I don't think there is a best combination. For CDs, if you could assure that your input signal contained no frequencies above 20kHz, then you wouldn't necessarily need an A/D input filter. In that case, it would be there only for insurance. If you could assure that you could limit all input frequencies to something higher than 20kHz, that's fine too. Just sample fast enough so no aliasing can occur and you don't need an input filter. It's only there to prevent aliasing.

If you do sample very fast, you could then down convert the sample rate using software back to 44.1 or whatever you want. Some of the software for that is very good, with processing artifacts down 160 db or so. I sure can't hear any distortion from such software.

The reconstruction filter is a different matter. Sampled data is like a series of dots on a graph, evenly spaced along the time axis (assuming no jitter). The reconstruction filter is there to smoothly and accurately connect the dots, thus providing a continuous time analog output.
 
Well the idea, again goes something like Danley's method for elevating certain distortion products up by running the signal through the DUT "N" times - each time through the characteristic difference products (distortion) are increased.

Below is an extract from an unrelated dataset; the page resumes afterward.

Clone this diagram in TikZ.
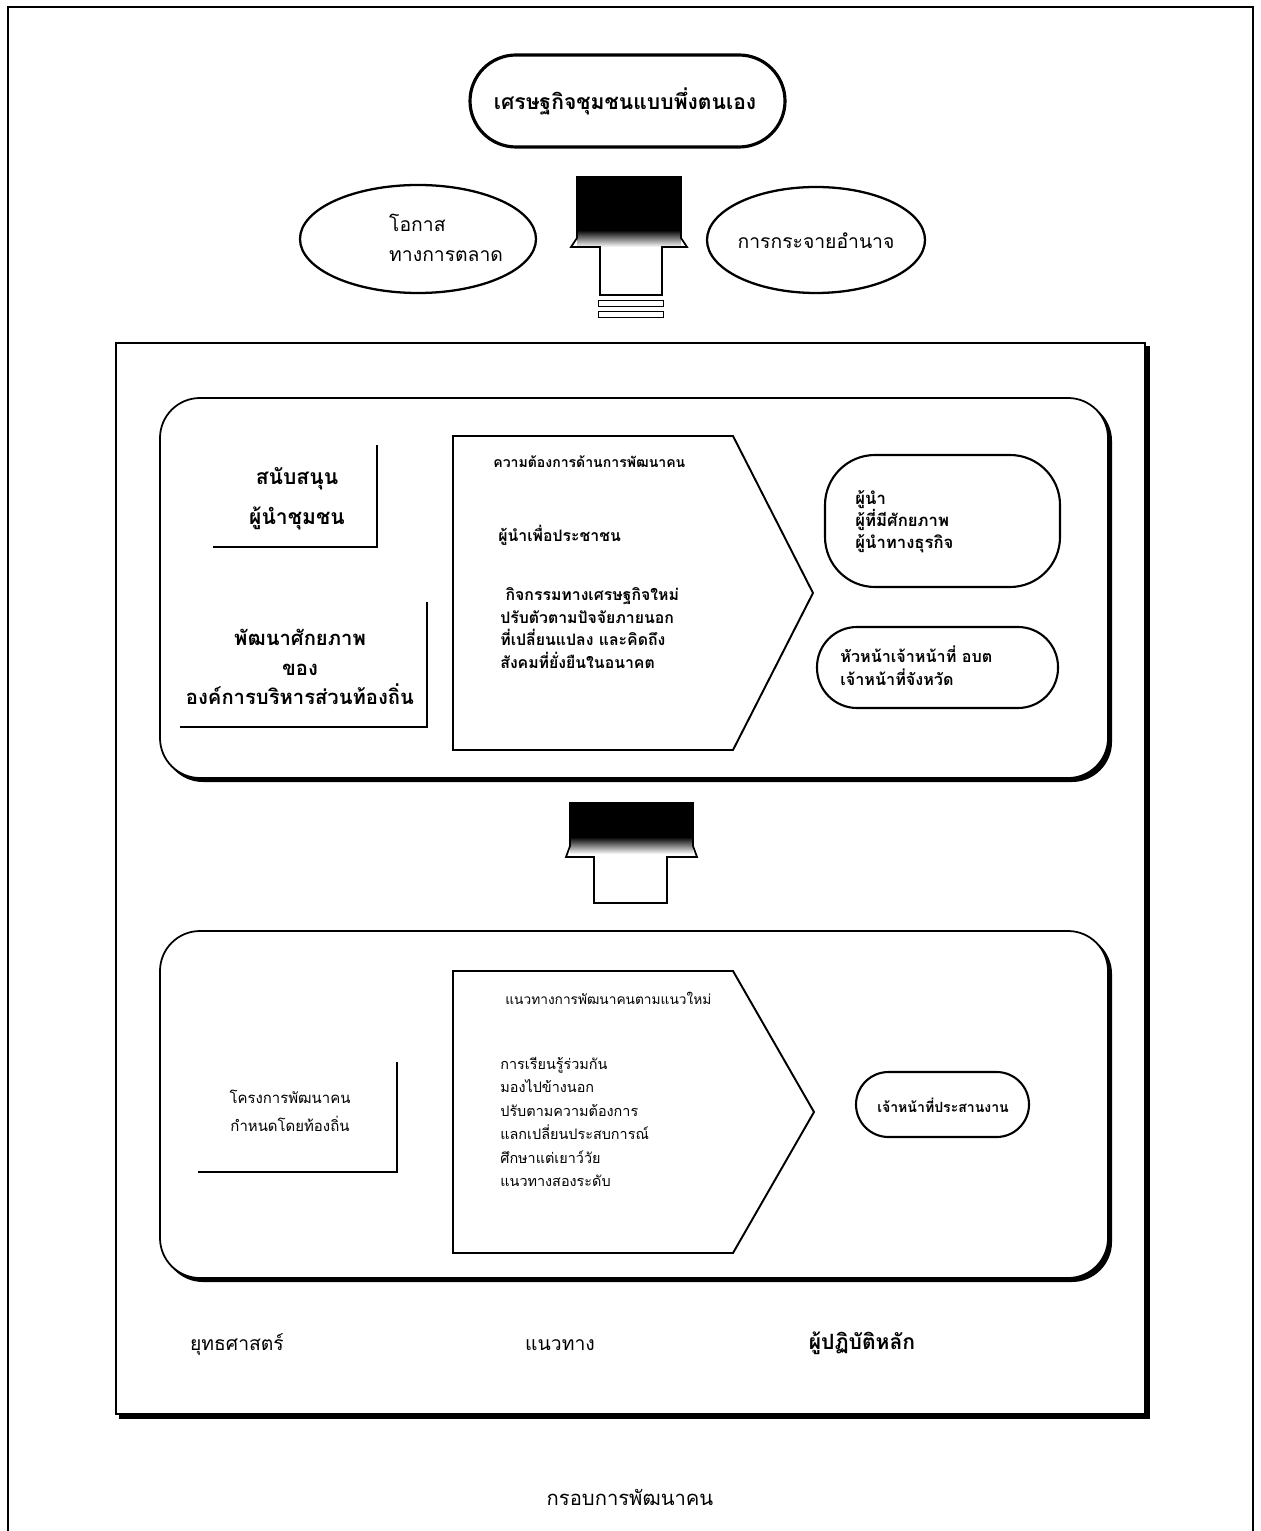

Bear if you don't want to do the homework and become facile in the theory but on the other hand throw out random criticism there's no basis for a discussion.
 
If you do sample very fast, you could then down convert the sample rate using software back to 44.1 or whatever you want. Some of the software for that is very good, with processing artifacts down 160 db or so. I sure can't hear any distortion from such software.

We should remember to emphasize that anti-aliasing filtering must still be done when converting to a lower sample rate. Otherwise, we'll spend three days on that detour.